|David Cuellar||Sergio Lugo|
For the purposes of both the Law and the Income Tax Law, foreign entities engaged in the exploration or extraction of hydrocarbons in Mexico will trigger a permanent establishment when performing activities for a period that exceeds 30 days in a period of 12 months. This is applicable on activities performed in Mexican territory and the exclusive economic zone in which Mexico has legal rights.
For the purposes of computing the 30 day period, the time incurred will be taken into account by other foreign related parties that perform similar or identical activities as part of the same project.
Entities engaged in the exploration and extraction of hydrocarbons would not be obliged to pay the profit sharing (as opposed to most entities in Mexico, which are required to distribute profit sharing at the 10% rate) to employees. However, these entities could make other incentive payments to employees.

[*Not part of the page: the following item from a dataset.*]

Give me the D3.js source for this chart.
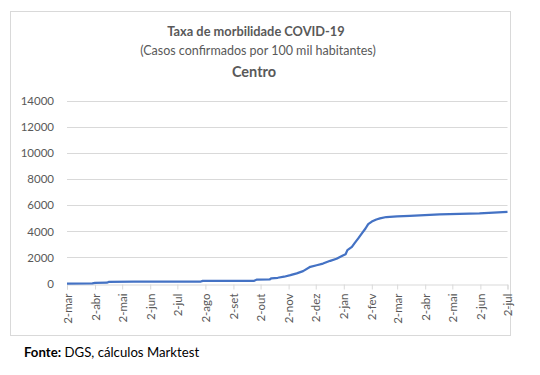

Salaries received by foreign residents
Foreign residents would be subject to income tax in Mexico on the salaries paid by foreign residents that do not have a permanent establishment in Mexico. For these purposes, the corresponding income tax will be calculated and paid based on the provisions stated by the Mexican income tax law.
There are several types of considerations that the Mexican government would receive from entities entering into exploration and extraction contracts, including upfront payments, royalties and a percentage of the profit generated. In this latter case, it is worth mentioning that the above mentioned profit is different from the one calculated for both financial and tax purposes. Some of the differences include: different depreciation rates, different limitations on deductibility of expenses, non deductibility of financial expenses, donations, rental or acquisition of land, training of employees, and certain advisory services, among others.
As noted, this proposal includes some aspects that need to be carefully analysed to properly identify and quantify the impact on multinational entities that are willing to invest in Mexico in light of the new Energy Reform. Moreover, further analysis should be required in light of the tax treaties signed by Mexico and the interaction of the proposed law with the existing laws in Mexico.
Lastly, it is important to bear in mind that the secondary laws, including the Law, are still under analysis and discussion at the Mexican Congress and therefore, the above provisions may be different once approved by Congress.